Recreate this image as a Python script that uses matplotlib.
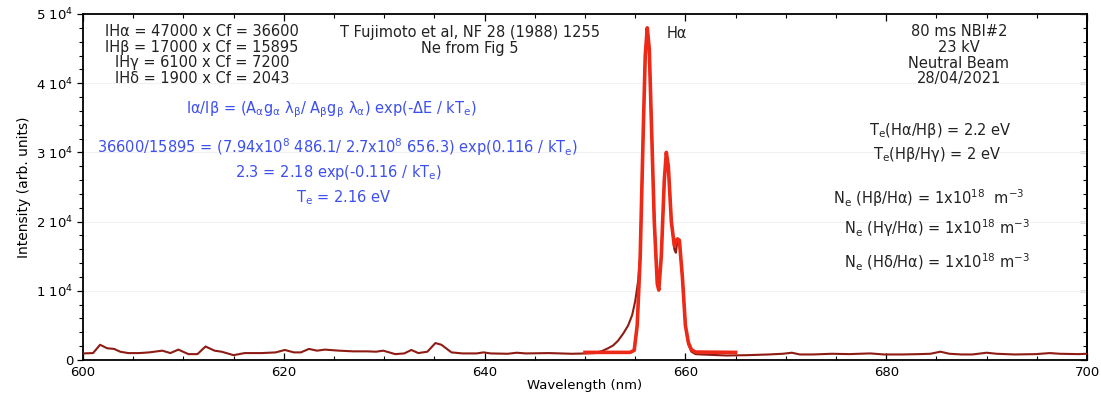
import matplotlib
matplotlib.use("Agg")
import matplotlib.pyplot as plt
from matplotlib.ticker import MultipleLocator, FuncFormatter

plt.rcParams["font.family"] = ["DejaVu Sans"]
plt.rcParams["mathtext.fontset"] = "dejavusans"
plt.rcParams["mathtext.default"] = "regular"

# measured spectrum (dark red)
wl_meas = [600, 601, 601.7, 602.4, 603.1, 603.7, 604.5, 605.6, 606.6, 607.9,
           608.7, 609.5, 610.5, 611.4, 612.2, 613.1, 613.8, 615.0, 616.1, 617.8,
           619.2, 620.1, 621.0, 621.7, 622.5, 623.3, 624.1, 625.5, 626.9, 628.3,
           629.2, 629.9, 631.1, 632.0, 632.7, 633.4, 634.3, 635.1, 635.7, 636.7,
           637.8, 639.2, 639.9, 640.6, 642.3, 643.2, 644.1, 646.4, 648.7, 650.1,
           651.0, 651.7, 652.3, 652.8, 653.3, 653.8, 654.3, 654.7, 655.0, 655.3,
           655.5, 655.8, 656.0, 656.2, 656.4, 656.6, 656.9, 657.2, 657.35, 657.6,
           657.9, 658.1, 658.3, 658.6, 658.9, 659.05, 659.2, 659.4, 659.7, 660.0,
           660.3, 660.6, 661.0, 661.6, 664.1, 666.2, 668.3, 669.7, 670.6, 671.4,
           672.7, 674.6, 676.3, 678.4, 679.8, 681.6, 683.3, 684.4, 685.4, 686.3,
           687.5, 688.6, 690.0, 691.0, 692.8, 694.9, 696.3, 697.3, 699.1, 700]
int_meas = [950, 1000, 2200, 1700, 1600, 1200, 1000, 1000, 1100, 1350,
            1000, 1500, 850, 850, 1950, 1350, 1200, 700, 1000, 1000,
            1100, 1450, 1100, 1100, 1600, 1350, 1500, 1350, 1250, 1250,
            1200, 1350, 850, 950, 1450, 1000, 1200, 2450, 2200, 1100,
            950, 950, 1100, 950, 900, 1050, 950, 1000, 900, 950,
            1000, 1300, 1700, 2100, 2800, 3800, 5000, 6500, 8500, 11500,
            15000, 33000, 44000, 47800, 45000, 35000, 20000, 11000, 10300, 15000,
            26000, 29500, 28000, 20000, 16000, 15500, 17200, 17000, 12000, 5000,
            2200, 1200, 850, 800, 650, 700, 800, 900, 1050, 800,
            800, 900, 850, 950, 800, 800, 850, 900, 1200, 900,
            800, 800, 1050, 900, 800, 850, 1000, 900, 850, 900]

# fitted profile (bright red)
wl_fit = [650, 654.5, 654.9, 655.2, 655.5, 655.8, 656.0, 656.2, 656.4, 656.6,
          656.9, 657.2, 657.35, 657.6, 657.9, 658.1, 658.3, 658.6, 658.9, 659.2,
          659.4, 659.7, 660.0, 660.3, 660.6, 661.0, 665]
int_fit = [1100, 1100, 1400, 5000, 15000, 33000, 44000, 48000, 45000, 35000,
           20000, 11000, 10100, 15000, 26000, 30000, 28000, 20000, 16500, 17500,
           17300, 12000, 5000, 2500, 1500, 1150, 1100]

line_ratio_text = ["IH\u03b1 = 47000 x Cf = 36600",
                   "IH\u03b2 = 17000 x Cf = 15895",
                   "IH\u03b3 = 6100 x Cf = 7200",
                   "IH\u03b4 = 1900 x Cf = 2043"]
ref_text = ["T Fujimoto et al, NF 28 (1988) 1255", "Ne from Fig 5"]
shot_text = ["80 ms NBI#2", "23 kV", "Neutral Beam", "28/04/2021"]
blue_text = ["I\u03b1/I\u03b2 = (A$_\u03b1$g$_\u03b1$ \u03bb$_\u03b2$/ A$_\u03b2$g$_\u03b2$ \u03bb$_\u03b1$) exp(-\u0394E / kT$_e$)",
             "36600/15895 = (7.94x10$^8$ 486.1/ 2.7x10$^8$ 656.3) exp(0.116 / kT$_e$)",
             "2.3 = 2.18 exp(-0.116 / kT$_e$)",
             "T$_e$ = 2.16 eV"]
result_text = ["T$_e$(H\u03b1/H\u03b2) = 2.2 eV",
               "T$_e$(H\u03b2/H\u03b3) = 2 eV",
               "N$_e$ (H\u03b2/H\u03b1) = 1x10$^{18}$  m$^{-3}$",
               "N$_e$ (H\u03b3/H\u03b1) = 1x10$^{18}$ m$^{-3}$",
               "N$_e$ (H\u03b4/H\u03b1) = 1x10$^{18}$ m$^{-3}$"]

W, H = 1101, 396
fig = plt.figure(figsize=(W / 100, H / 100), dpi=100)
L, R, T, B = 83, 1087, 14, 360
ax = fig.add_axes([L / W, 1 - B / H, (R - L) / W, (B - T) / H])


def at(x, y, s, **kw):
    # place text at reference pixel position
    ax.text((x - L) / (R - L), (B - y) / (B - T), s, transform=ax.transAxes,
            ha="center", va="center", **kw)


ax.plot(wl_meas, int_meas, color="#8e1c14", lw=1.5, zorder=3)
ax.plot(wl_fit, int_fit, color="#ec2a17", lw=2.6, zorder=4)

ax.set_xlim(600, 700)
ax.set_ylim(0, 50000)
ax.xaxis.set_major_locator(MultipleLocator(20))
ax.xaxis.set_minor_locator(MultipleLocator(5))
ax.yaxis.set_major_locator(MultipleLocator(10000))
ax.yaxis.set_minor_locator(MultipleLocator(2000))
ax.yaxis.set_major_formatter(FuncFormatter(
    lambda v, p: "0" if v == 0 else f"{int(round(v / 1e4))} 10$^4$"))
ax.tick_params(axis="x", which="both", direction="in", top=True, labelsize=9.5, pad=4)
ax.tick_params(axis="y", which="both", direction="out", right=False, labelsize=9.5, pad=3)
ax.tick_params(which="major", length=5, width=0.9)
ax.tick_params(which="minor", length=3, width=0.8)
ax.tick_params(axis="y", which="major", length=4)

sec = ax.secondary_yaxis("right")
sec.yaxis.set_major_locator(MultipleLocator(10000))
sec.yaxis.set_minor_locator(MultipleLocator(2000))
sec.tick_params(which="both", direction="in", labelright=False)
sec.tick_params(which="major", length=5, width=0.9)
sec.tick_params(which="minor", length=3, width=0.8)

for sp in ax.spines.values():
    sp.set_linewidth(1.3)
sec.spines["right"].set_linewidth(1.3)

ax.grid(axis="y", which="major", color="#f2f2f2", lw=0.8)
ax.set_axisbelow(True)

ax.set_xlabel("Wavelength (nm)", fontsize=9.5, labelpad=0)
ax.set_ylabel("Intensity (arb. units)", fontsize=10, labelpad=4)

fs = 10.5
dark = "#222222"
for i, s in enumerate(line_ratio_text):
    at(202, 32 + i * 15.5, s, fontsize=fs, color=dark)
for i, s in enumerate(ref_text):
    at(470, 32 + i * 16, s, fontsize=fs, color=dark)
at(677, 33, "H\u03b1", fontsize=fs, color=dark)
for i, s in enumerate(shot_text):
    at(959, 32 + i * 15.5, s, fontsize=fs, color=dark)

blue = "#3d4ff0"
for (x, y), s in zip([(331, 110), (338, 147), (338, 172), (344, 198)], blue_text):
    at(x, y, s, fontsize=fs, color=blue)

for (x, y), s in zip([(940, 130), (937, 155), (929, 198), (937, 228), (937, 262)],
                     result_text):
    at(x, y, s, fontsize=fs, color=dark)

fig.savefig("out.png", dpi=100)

## Goal
Reproduce the material above in full, exactly, with no images.

## Expected answer
Recreate this image as a Python script that uses matplotlib.
import matplotlib
matplotlib.use("Agg")
import matplotlib.pyplot as plt
from matplotlib.ticker import MultipleLocator, FuncFormatter

plt.rcParams["font.family"] = ["DejaVu Sans"]
plt.rcParams["mathtext.fontset"] = "dejavusans"
plt.rcParams["mathtext.default"] = "regular"

# measured spectrum (dark red)
wl_meas = [600, 601, 601.7, 602.4, 603.1, 603.7, 604.5, 605.6, 606.6, 607.9,
           608.7, 609.5, 610.5, 611.4, 612.2, 613.1, 613.8, 615.0, 616.1, 617.8,
           619.2, 620.1, 621.0, 621.7, 622.5, 623.3, 624.1, 625.5, 626.9, 628.3,
           629.2, 629.9, 631.1, 632.0, 632.7, 633.4, 634.3, 635.1, 635.7, 636.7,
           637.8, 639.2, 639.9, 640.6, 642.3, 643.2, 644.1, 646.4, 648.7, 650.1,
           651.0, 651.7, 652.3, 652.8, 653.3, 653.8, 654.3, 654.7, 655.0, 655.3,
           655.5, 655.8, 656.0, 656.2, 656.4, 656.6, 656.9, 657.2, 657.35, 657.6,
           657.9, 658.1, 658.3, 658.6, 658.9, 659.05, 659.2, 659.4, 659.7, 660.0,
           660.3, 660.6, 661.0, 661.6, 664.1, 666.2, 668.3, 669.7, 670.6, 671.4,
           672.7, 674.6, 676.3, 678.4, 679.8, 681.6, 683.3, 684.4, 685.4, 686.3,
           687.5, 688.6, 690.0, 691.0, 692.8, 694.9, 696.3, 697.3, 699.1, 700]
int_meas = [950, 1000, 2200, 1700, 1600, 1200, 1000, 1000, 1100, 1350,
            1000, 1500, 850, 850, 1950, 1350, 1200, 700, 1000, 1000,
            1100, 1450, 1100, 1100, 1600, 1350, 1500, 1350, 1250, 1250,
            1200, 1350, 850, 950, 1450, 1000, 1200, 2450, 2200, 1100,
            950, 950, 1100, 950, 900, 1050, 950, 1000, 900, 950,
            1000, 1300, 1700, 2100, 2800, 3800, 5000, 6500, 8500, 11500,
            15000, 33000, 44000, 47800, 45000, 35000, 20000, 11000, 10300, 15000,
            26000, 29500, 28000, 20000, 16000, 15500, 17200, 17000, 12000, 5000,
            2200, 1200, 850, 800, 650, 700, 800, 900, 1050, 800,
            800, 900, 850, 950, 800, 800, 850, 900, 1200, 900,
            800, 800, 1050, 900, 800, 850, 1000, 900, 850, 900]

# fitted profile (bright red)
wl_fit = [650, 654.5, 654.9, 655.2, 655.5, 655.8, 656.0, 656.2, 656.4, 656.6,
          656.9, 657.2, 657.35, 657.6, 657.9, 658.1, 658.3, 658.6, 658.9, 659.2,
          659.4, 659.7, 660.0, 660.3, 660.6, 661.0, 665]
int_fit = [1100, 1100, 1400, 5000, 15000, 33000, 44000, 48000, 45000, 35000,
           20000, 11000, 10100, 15000, 26000, 30000, 28000, 20000, 16500, 17500,
           17300, 12000, 5000, 2500, 1500, 1150, 1100]

line_ratio_text = ["IH\u03b1 = 47000 x Cf = 36600",
                   "IH\u03b2 = 17000 x Cf = 15895",
                   "IH\u03b3 = 6100 x Cf = 7200",
                   "IH\u03b4 = 1900 x Cf = 2043"]
ref_text = ["T Fujimoto et al, NF 28 (1988) 1255", "Ne from Fig 5"]
shot_text = ["80 ms NBI#2", "23 kV", "Neutral Beam", "28/04/2021"]
blue_text = ["I\u03b1/I\u03b2 = (A$_\u03b1$g$_\u03b1$ \u03bb$_\u03b2$/ A$_\u03b2$g$_\u03b2$ \u03bb$_\u03b1$) exp(-\u0394E / kT$_e$)",
             "36600/15895 = (7.94x10$^8$ 486.1/ 2.7x10$^8$ 656.3) exp(0.116 / kT$_e$)",
             "2.3 = 2.18 exp(-0.116 / kT$_e$)",
             "T$_e$ = 2.16 eV"]
result_text = ["T$_e$(H\u03b1/H\u03b2) = 2.2 eV",
               "T$_e$(H\u03b2/H\u03b3) = 2 eV",
               "N$_e$ (H\u03b2/H\u03b1) = 1x10$^{18}$  m$^{-3}$",
               "N$_e$ (H\u03b3/H\u03b1) = 1x10$^{18}$ m$^{-3}$",
               "N$_e$ (H\u03b4/H\u03b1) = 1x10$^{18}$ m$^{-3}$"]

W, H = 1101, 396
fig = plt.figure(figsize=(W / 100, H / 100), dpi=100)
L, R, T, B = 83, 1087, 14, 360
ax = fig.add_axes([L / W, 1 - B / H, (R - L) / W, (B - T) / H])


def at(x, y, s, **kw):
    # place text at reference pixel position
    ax.text((x - L) / (R - L), (B - y) / (B - T), s, transform=ax.transAxes,
            ha="center", va="center", **kw)


ax.plot(wl_meas, int_meas, color="#8e1c14", lw=1.5, zorder=3)
ax.plot(wl_fit, int_fit, color="#ec2a17", lw=2.6, zorder=4)

ax.set_xlim(600, 700)
ax.set_ylim(0, 50000)
ax.xaxis.set_major_locator(MultipleLocator(20))
ax.xaxis.set_minor_locator(MultipleLocator(5))
ax.yaxis.set_major_locator(MultipleLocator(10000))
ax.yaxis.set_minor_locator(MultipleLocator(2000))
ax.yaxis.set_major_formatter(FuncFormatter(
    lambda v, p: "0" if v == 0 else f"{int(round(v / 1e4))} 10$^4$"))
ax.tick_params(axis="x", which="both", direction="in", top=True, labelsize=9.5, pad=4)
ax.tick_params(axis="y", which="both", direction="out", right=False, labelsize=9.5, pad=3)
ax.tick_params(which="major", length=5, width=0.9)
ax.tick_params(which="minor", length=3, width=0.8)
ax.tick_params(axis="y", which="major", length=4)

sec = ax.secondary_yaxis("right")
sec.yaxis.set_major_locator(MultipleLocator(10000))
sec.yaxis.set_minor_locator(MultipleLocator(2000))
sec.tick_params(which="both", direction="in", labelright=False)
sec.tick_params(which="major", length=5, width=0.9)
sec.tick_params(which="minor", length=3, width=0.8)

for sp in ax.spines.values():
    sp.set_linewidth(1.3)
sec.spines["right"].set_linewidth(1.3)

ax.grid(axis="y", which="major", color="#f2f2f2", lw=0.8)
ax.set_axisbelow(True)

ax.set_xlabel("Wavelength (nm)", fontsize=9.5, labelpad=0)
ax.set_ylabel("Intensity (arb. units)", fontsize=10, labelpad=4)

fs = 10.5
dark = "#222222"
for i, s in enumerate(line_ratio_text):
    at(202, 32 + i * 15.5, s, fontsize=fs, color=dark)
for i, s in enumerate(ref_text):
    at(470, 32 + i * 16, s, fontsize=fs, color=dark)
at(677, 33, "H\u03b1", fontsize=fs, color=dark)
for i, s in enumerate(shot_text):
    at(959, 32 + i * 15.5, s, fontsize=fs, color=dark)

blue = "#3d4ff0"
for (x, y), s in zip([(331, 110), (338, 147), (338, 172), (344, 198)], blue_text):
    at(x, y, s, fontsize=fs, color=blue)

for (x, y), s in zip([(940, 130), (937, 155), (929, 198), (937, 228), (937, 262)],
                     result_text):
    at(x, y, s, fontsize=fs, color=dark)

fig.savefig("out.png", dpi=100)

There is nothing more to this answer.